December 2006:  Myself and two other correspondents and a photographer climbed into another Mi-8 chopper (this time an Ethiopian Army owned and flown Mi-8) on another dirt airstrip outside of a little Somali town known as Baidoa.  As twenty-eight of us poured sweat from our bodies -- mostly Somali VIPs (including the then prime minister and deputy PM) -- the chopper had to try three times to get off the ground.  There were only supposed to be a maximum of 16 people on the bird, by regulation, but that mattered little as I sat on the internal fuel tank, mattresses and bags of all kinds stacked all around us, and even on the PM's lap.  Once airborne, we stayed at a lowly 500 feet or so as we flew to Afgooye, just west of Mogadishu.  The worry was that we would be shot down at anytime by Islamist militants who were scattered across the countryside after Ethiopian troops had just routed them in pitched battles across the southern part of Somalia over the previous two days.  We landed on a dirt mound surrounded by several thousand Ethiopian soldiers and military assets.

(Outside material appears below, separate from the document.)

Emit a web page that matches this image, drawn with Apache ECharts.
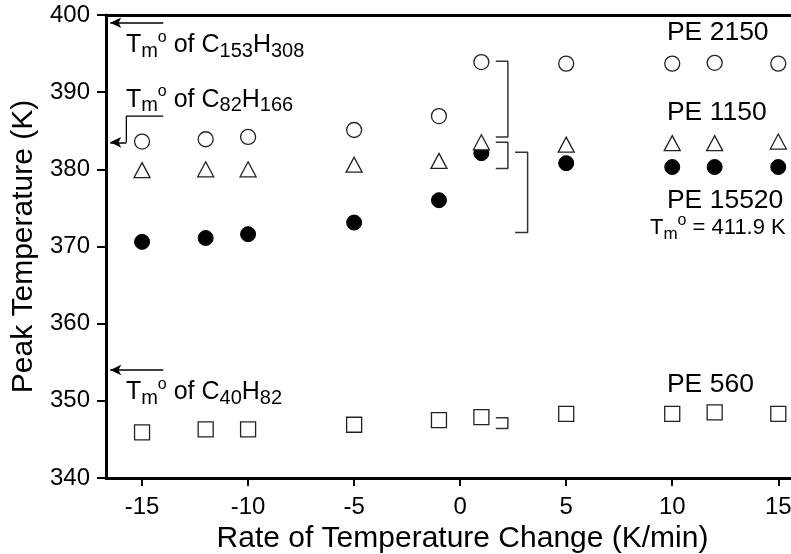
<!DOCTYPE html>
<html lang="en">
<head>
  <meta charset="UTF-8">
  <title>Peak Temperature vs Rate</title>
  <script src="https://cdn.jsdelivr.net/npm/echarts@6/dist/echarts.min.js"></script>
  <style>body{margin:0;background:#fff}</style>
</head>
<body>
  <div id="main" style="width:791px;height:554px;"></div>
  <script type="text/javascript">
    // data
    let rates = [-15, -12, -10, -5, -1, 1, 5, 10, 12, 15];
    let pe2150 = [383.6, 383.9, 384.2, 385.1, 386.9, 393.9, 393.7, 393.7, 393.8, 393.7];
    let pe1150 = [379.9, 380.0, 380.0, 380.6, 381.1, 383.5, 383.2, 383.4, 383.4, 383.6];
    let pe15520 = [370.6, 371.1, 371.6, 373.1, 376.0, 382.1, 380.8, 380.3, 380.3, 380.3];
    let pe560 = [345.9, 346.3, 346.3, 346.9, 347.5, 347.9, 348.3, 348.3, 348.5, 348.3];
    let xTicks = [-15, -10, -5, 0, 5, 10, 15];

    // annotation geometry in data units
    let arrows = [[-14.0, 399.0], [-15.74, 383.5], [-14.0, 354.0]];
    let arrowTip = -16.5;
    let elbow = [[-14.0, 386.9], [-15.74, 386.9], [-15.74, 383.5]];
    let brackets = [
      [[1.68, 394.0], [2.25, 394.0], [2.25, 384.2], [1.68, 384.2]],
      [[1.68, 383.5], [2.25, 383.5], [2.25, 380.1], [1.68, 380.1]],
      [[2.59, 382.2], [3.18, 382.2], [3.18, 371.8], [2.59, 371.8]],
      [[1.68, 347.8], [2.25, 347.8], [2.25, 346.4], [1.68, 346.4]]
    ];

    const font = 'Liberation Sans, Arial, sans-serif';
    const pair = arr => rates.map((r, i) => [r, arr[i]]);
    const edge = '#222';

    let series = [
      { type: 'scatter', data: pair(pe2150), symbol: 'circle', symbolSize: 15,
        itemStyle: { color: '#fff', borderColor: edge, borderWidth: 1.3, opacity: 1 },
        markLine: {
          silent: true, symbol: ['none', 'arrow'], symbolSize: [8, 11],
          label: { show: false },
          lineStyle: { color: '#000', width: 1.5, type: 'solid' },
          data: arrows.map(a => [{ coord: [a[0], a[1]] }, { coord: [arrowTip, a[1]] }])
        } },
      { type: 'scatter', data: pair(pe15520), symbol: 'circle', symbolSize: 15,
        itemStyle: { color: '#000', borderColor: '#000', borderWidth: 1, opacity: 1 } },
      { type: 'scatter', data: pair(pe1150), symbol: 'triangle', symbolSize: [16, 15],
        itemStyle: { color: '#fff', borderColor: edge, borderWidth: 1.3, opacity: 1 } },
      { type: 'scatter', data: pair(pe560), symbol: 'rect', symbolSize: 15,
        itemStyle: { color: '#fff', borderColor: edge, borderWidth: 1.3, opacity: 1 } },
      { type: 'line', data: elbow, symbol: 'none', silent: true,
        lineStyle: { color: '#000', width: 1.3 } }
    ];
    brackets.forEach(b => series.push({ type: 'line', data: b, symbol: 'none', silent: true,
      lineStyle: { color: '#333', width: 1.5 } }));

    let options = {
      animation: false,
      grid: { left: 106, right: 0, top: 15, bottom: 76, containLabel: false, outerBoundsMode: 'none' },
      xAxis: [{
        type: 'value', min: -16.7, max: 15.6,
        name: 'Rate of Temperature Change (K/min)', nameLocation: 'middle', nameGap: 40,
        nameTextStyle: { fontFamily: font, fontSize: 30, color: '#000', padding: [0, 0, 0, 28] },
        axisLine: { onZero: false, lineStyle: { color: '#000', width: 3 } },
        axisTick: { customValues: xTicks, length: 8, lineStyle: { width: 2, color: '#000' } },
        axisLabel: { customValues: xTicks, margin: 17, fontFamily: font, fontSize: 24, color: '#000' },
        splitLine: { show: false }
      }, {
        type: 'value', min: -16.7, max: 15.6, position: 'top',
        axisLine: { show: true, onZero: false, lineStyle: { color: '#000', width: 3 } },
        axisTick: { show: false }, axisLabel: { show: false }, splitLine: { show: false }
      }],
      yAxis: {
        type: 'value', min: 340, max: 400, interval: 10,
        name: 'Peak Temperature (K)', nameLocation: 'middle', nameGap: 63,
        nameTextStyle: { fontFamily: font, fontSize: 30, color: '#000' },
        axisLine: { show: true, onZero: false, lineStyle: { color: '#000', width: 3 } },
        axisTick: { length: 9, lineStyle: { width: 2, color: '#000' } },
        axisLabel: { margin: 16, fontFamily: font, fontSize: 24, color: '#000' },
        splitLine: { show: false }
      },
      series: series
    };

    let myChart = echarts.init(document.getElementById('main'));
    myChart.setOption(options);

    // text annotations, anchored in data units
    const rich = {
      a: { fontFamily: font, fontSize: 25, lineHeight: 32, verticalAlign: 'middle', color: '#000' },
      s: { fontFamily: font, fontSize: 20, lineHeight: 22, verticalAlign: 'bottom', color: '#000' },
      o: { fontFamily: font, fontSize: 16, lineHeight: 8, verticalAlign: 'top', color: '#000' },
      c: { fontFamily: font, fontSize: 22, lineHeight: 30, verticalAlign: 'middle', color: '#000' },
      d: { fontFamily: font, fontSize: 17, lineHeight: 20, verticalAlign: 'bottom', color: '#000' },
      b: { fontFamily: font, fontSize: 26.5, lineHeight: 30, verticalAlign: 'middle', color: '#000' }
    };
    let notes = [
      [-15.76, 396.1, '{a|T}{s|m}{o|o}{a| of C}{s|153}{a|H}{s|308}'],
      [-15.76, 389.0, '{a|T}{s|m}{o|o}{a| of C}{s|82}{a|H}{s|166}'],
      [-15.76, 351.1, '{a|T}{s|m}{o|o}{a| of C}{s|40}{a|H}{s|82}'],
      [9.75, 397.7, '{b|PE 2150}'],
      [9.75, 387.3, '{b|PE 1150}'],
      [9.75, 376.0, '{b|PE 15520}'],
      [8.95, 372.4, '{c|T}{d|m}{o|o}{c| = 411.9 K}'],
      [9.75, 352.1, '{b|PE 560}']
    ];
    let graphic = notes.map(n => {
      let p = myChart.convertToPixel({ seriesIndex: 0 }, [n[0], n[1]]);
      return { type: 'text', x: p[0], y: p[1], silent: true,
        style: { text: n[2], rich: rich, align: 'left', verticalAlign: 'middle' } };
    });
    myChart.setOption({ graphic: graphic });
  </script>
</body>
</html>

July 2007:  The U.S. C-130 Hercules transport plane I was riding in at 2 a.m. from Baghdad to Mosul, Iraq dropped in altitude by what I estimated was a thousand feet as a fireball could be seen out the left-side port window of the aircraft.  The bearded special forces guys I was sitting next to must have gotten a chuckle as I yelped "Oh FU**!!!!!!!! -- FU**!!!!!!!!! -- FU**!!!!!!!!!  OH GODDDDDDDDDDDDDD!!!!!"  The plane suddenly leveled off, flying straight.  All of the clandestine and uniformed soldiers in the plane simply wrapped their arms into the plane's structural netting, which our backs leaned on.  Some of the soldiers who had been sleeping didn't move an inch!  I, on the other hand, thought it was all over -- my legs began lifting into the air when the plane lost sudden altitude.  I was scared.  The fireball had gone out, as seen through the port window.  One of the bearded SF guys sitting next to me, leaned over to me and said, "Don't worry, dude. If we were going down, you'd know it."  I resisted the urge to tell him I was prior Air Force, as he might have laughed more.  When we landed, one prop down (out of four on a C-130), nobody said anything about the mid-flight scare, so I got up the courage to ask one of the crew what had happened:  "Oh, that was just a maneuver," he said, which was total hogwash.  The plane took off still one prop down.

I have a hundred of those stories, as do other correspondents and photographers who have been at it a lot longer than I have.

But there was one of us who didn't make it through one of those scares:  Anthony Mitchell, my former co-worker and supervisor when I worked with The AP.  Mr. Mitchell died in a plane crash in Cameroon in 2007 while on assignment.  R.I.P. 

The moral of the story is that it can happen at any time and that thought is always nestled in the minds of those who fly around in jalopies operated by countries and airlines whose standards in aviation are not on par with those in the West, but even the West is not immune to plane crashes. 

Planes are hulking machines that we place a never-ending faith in to get us from one place to the next.  Sometimes it doesn't always work out.